Workers Understand Value of Being in the Office
There are also small signs that more workers are realizing the value of being in the office. Michael J. Romer, Managing Partner of NYC law firm Romer Debbas tells GlobeSt.com, “Given the current state of the job market and the economy, leverage is starting to shift back to the employers and the workforce is starting to understand that their job security likely increases if they report to the office.
“In person interaction is the glue that holds employers and employees together. There is absolutely an element of fear at play here as employees are worried about job security. This fear is driving the workforce back to the office and, in turn, is helping the office market improve.”
‘Flight to Quality’ Emerges
Doug Ressler, manager, business intelligence, Yardi Matrix, tells GlobeSt.com that office owners nationally are still struggling with high vacancy rates and uncertainty around future tenant demand, but one growing segment has begun to emerge this year.
“Driven by hybrid work arrangements, a flight-to-quality among occupiers and a desire to avoid long-term leases, demand for flexible office space is rapidly increasing and aiding in the stabilization of office market demand.
“The shift to hybrid work is also leading owners to consider coworking spaces to restore occupancy and cash flow.
“The opinion of flex and coworking has changed drastically. Today asset owners realize that this is part of not only an occupier strategy, but it needs to be part of asset owners’ strategy.”
Employees’ Office Demands Have Changed
Bob Wislow, developer of Fulton East, a 12-story, office and retail building in Chicago’s Fulton Market District, tells GlobeSt.com, “Despite talk of economic headwinds, certain segments of the office market are still very active.

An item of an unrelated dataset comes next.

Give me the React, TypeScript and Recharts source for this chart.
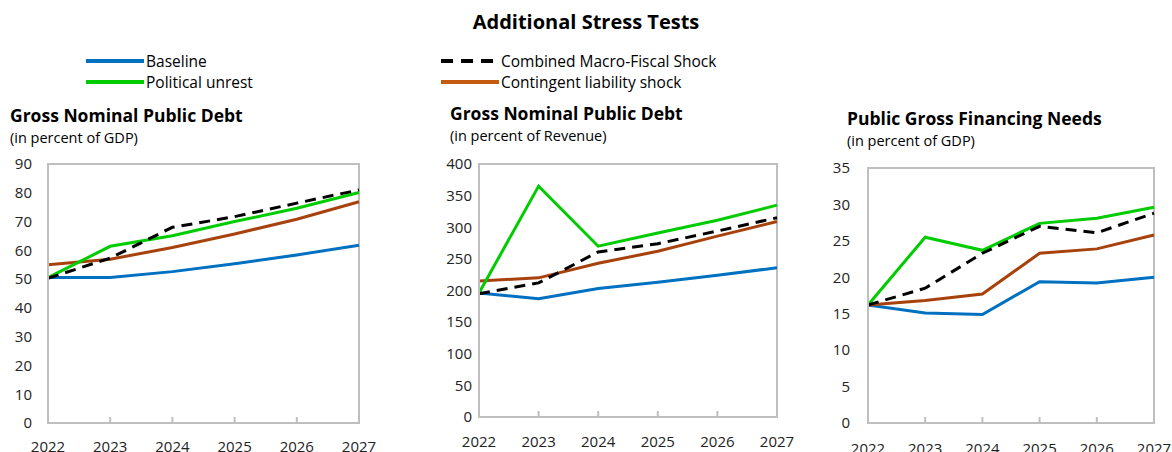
import React from 'react';
import { LineChart, Line, XAxis, YAxis, ReferenceArea } from 'recharts';

const years = ['2022', '2023', '2024', '2025', '2026', '2027'];

// Gross nominal public debt, % of GDP
const debtGdpBaseline = [50.6, 50.6, 52.6, 55.3, 58.4, 61.8];
const debtGdpUnrest = [50.5, 61.4, 65.1, 70.0, 74.6, 80.1];
const debtGdpCombined = [50.3, 57.3, 68.0, 71.7, 76.4, 81.0];
const debtGdpContingent = [55.0, 56.9, 61.0, 65.7, 70.8, 76.9];
const debtGdpTicks = [0, 10, 20, 30, 40, 50, 60, 70, 80, 90];

// Gross nominal public debt, % of revenue
const debtRevBaseline = [196, 187, 203, 213, 224, 236];
const debtRevUnrest = [196, 365, 270, 291, 311, 335];
const debtRevCombined = [195, 212, 261, 274, 294, 315];
const debtRevContingent = [215, 220, 243, 262, 286, 309];
const debtRevTicks = [0, 50, 100, 150, 200, 250, 300, 350, 400];

// Public gross financing needs, % of GDP
const gfnBaseline = [16.2, 15.1, 14.9, 19.4, 19.2, 20.0];
const gfnUnrest = [16.2, 25.5, 23.7, 27.4, 28.1, 29.6];
const gfnCombined = [16.2, 18.5, 23.3, 27.0, 26.1, 28.8];
const gfnContingent = [16.2, 16.8, 17.7, 23.3, 23.9, 25.8];
const gfnTicks = [0, 5, 10, 15, 20, 25, 30, 35];

const BLUE = '#0070C0';
const GREEN = '#00CC00';
const BROWN = '#A8420C';
const LEGEND_BROWN = '#C55A11';
const FONT = '"Open Sans", "Noto Sans", sans-serif';

const toRows = (a: number[], b: number[], c: number[], d: number[]) =>
  years.map((year, i) => ({ year, baseline: a[i], unrest: b[i], combined: c[i], contingent: d[i] }));

interface PanelProps {
  left: number;
  width: number;
  title: string;
  subtitle: string;
  titleLeft: number;
  titleTop: number;
  rows: Array<Record<string, any>>;
  ticks: number[];
  yWidth: number;
  yGap: number;
  marginTop: number;
  marginRight: number;
  xHeight: number;
  xGap: number;
}

const Panel: React.FC<PanelProps> = (p) => {
  const max = p.ticks[p.ticks.length - 1];
  return (
    <>
      <div style={{ position: 'absolute', left: p.titleLeft, top: p.titleTop, fontFamily: FONT, color: '#000', whiteSpace: 'nowrap' }}>
        <div style={{ fontSize: 17.5, fontWeight: 700, lineHeight: '22px' }}>{p.title}</div>
        <div style={{ fontSize: 14.5, lineHeight: '20px', marginTop: 2 }}>{p.subtitle}</div>
      </div>
      <div style={{ position: 'absolute', left: p.left, top: 150 }}>
        <LineChart
          width={p.width}
          height={302}
          data={p.rows}
          margin={{ top: p.marginTop, right: p.marginRight, left: 0, bottom: 0 }}
        >
          <XAxis
            dataKey="year"
            padding={{ left: 0, right: 0 }}
            height={p.xHeight}
            axisLine={{ stroke: '#BFBFBF', strokeWidth: 2 }}
            tickLine={{ stroke: '#BFBFBF', strokeWidth: 2 }}
            tickSize={-6}
            tickMargin={p.xGap}
            tick={{ fill: '#222', fontSize: 15, fontFamily: FONT }}
            interval={0}
          />
          <YAxis
            domain={[0, max]}
            ticks={p.ticks}
            width={p.yWidth}
            axisLine={{ stroke: '#BFBFBF', strokeWidth: 2 }}
            tickLine={false}
            tickSize={0}
            tickMargin={p.yGap}
            tick={{ fill: '#222', fontSize: 15, fontFamily: FONT }}
            interval={0}
          />
          <ReferenceArea
            x1="2022"
            x2="2027"
            y1={0}
            y2={max}
            fill="none"
            stroke="#BFBFBF"
            strokeWidth={2}
            ifOverflow="visible"
          />
          <Line dataKey="baseline" stroke={BLUE} strokeWidth={3} dot={false} isAnimationActive={false} />
          <Line dataKey="contingent" stroke={BROWN} strokeWidth={3} dot={false} isAnimationActive={false} />
          <Line dataKey="unrest" stroke={GREEN} strokeWidth={3} dot={false} isAnimationActive={false} />
          <Line
            dataKey="combined"
            stroke="#000"
            strokeWidth={3}
            strokeDasharray="11 7"
            dot={false}
            isAnimationActive={false}
          />
        </LineChart>
      </div>
    </>
  );
};

const LegendItem = ({ x, y, color, dashed, label }: { x: number; y: number; color: string; dashed?: boolean; label: string }) => (
  <div style={{ position: 'absolute', left: x, top: y - 9, height: 18, lineHeight: '18px', display: 'flex', alignItems: 'center', fontFamily: FONT, fontSize: 15.5, color: '#000', whiteSpace: 'nowrap' }}>
    <svg width={58} height={6} style={{ marginRight: 2 }}>
      <line x1={0} y1={3} x2={58} y2={3} stroke={color} strokeWidth={4} strokeDasharray={dashed ? '12 8' : undefined} />
    </svg>
    <span>{label}</span>
  </div>
);

export default function App() {
  return (
    <div style={{ position: 'absolute', left: 0, top: 0, width: 1172, height: 452, background: '#fff', overflow: 'hidden' }}>
      <div style={{ position: 'absolute', left: 0, width: 1172, top: 8, textAlign: 'center', fontFamily: FONT, fontWeight: 700, fontSize: 20 }}>
        Additional Stress Tests
      </div>
      <LegendItem x={86} y={61} color={BLUE} label="Baseline" />
      <LegendItem x={86} y={82} color={GREEN} label="Political unrest" />
      <LegendItem x={441} y={61} color="#000" dashed label="Combined Macro-Fiscal Shock" />
      <LegendItem x={441} y={82} color={LEGEND_BROWN} label="Contingent liability shock" />

      <Panel
        left={0}
        width={380}
        title="Gross Nominal Public Debt"
        subtitle="(in percent of GDP)"
        titleLeft={10}
        titleTop={104}
        rows={toRows(debtGdpBaseline, debtGdpUnrest, debtGdpCombined, debtGdpContingent)}
        ticks={debtGdpTicks}
        yWidth={48}
        yGap={16}
        marginTop={14}
        marginRight={21}
        xHeight={29}
        xGap={24}
      />
      <Panel
        left={420}
        width={380}
        title="Gross Nominal Public Debt"
        subtitle="(in percent of Revenue)"
        titleLeft={450}
        titleTop={102}
        rows={toRows(debtRevBaseline, debtRevUnrest, debtRevCombined, debtRevContingent)}
        ticks={debtRevTicks}
        yWidth={59}
        yGap={7}
        marginTop={14}
        marginRight={23}
        xHeight={35}
        xGap={25}
      />
      <Panel
        left={800}
        width={372}
        title="Public Gross Financing Needs"
        subtitle="(in percent of GDP)"
        titleLeft={847}
        titleTop={107}
        rows={toRows(gfnBaseline, gfnUnrest, gfnCombined, gfnContingent)}
        ticks={gfnTicks}
        yWidth={68}
        yGap={18}
        marginTop={18}
        marginRight={18}
        xHeight={29}
        xGap={26}
      />
    </div>
  );
}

While most companies want employees to return to the office, they understand that what their employees want in an office environment has changed, and that they need to adapt their space to fit a new set of needs.
The post-pandemic workforce craves the collaboration and engagement with coworkers, but want flexibility, convenience and amenities that fit their lifestyle. This has created opportunity in the marketplace for buildings housed in vibrant urban districts that offer live/work/play conveniences and are also home to a cluster of innovative companies that create an energy, vitality, and intellectual interchange that is impossible to duplicate, and unachievable working from home.”
Anthony Lanier, President and CEO of EastBanc, tells GlobeSt.com that Washington, D.C., is seeing an increasing demand for office space as employers and their employees continue to recognize the value of spaces that are designed to best support productivity, wellness, and collaboration.
“We’ve approached the office market with heightened flexibility for several years, and now as employers are faced with big decisions around leasing office space, we’ve found that providing flexible lease terms allowing the tenant to easily reverse or modify their decision is the key to success both for landlords and employers looking to make the transition into an office new space as smooth as possible.”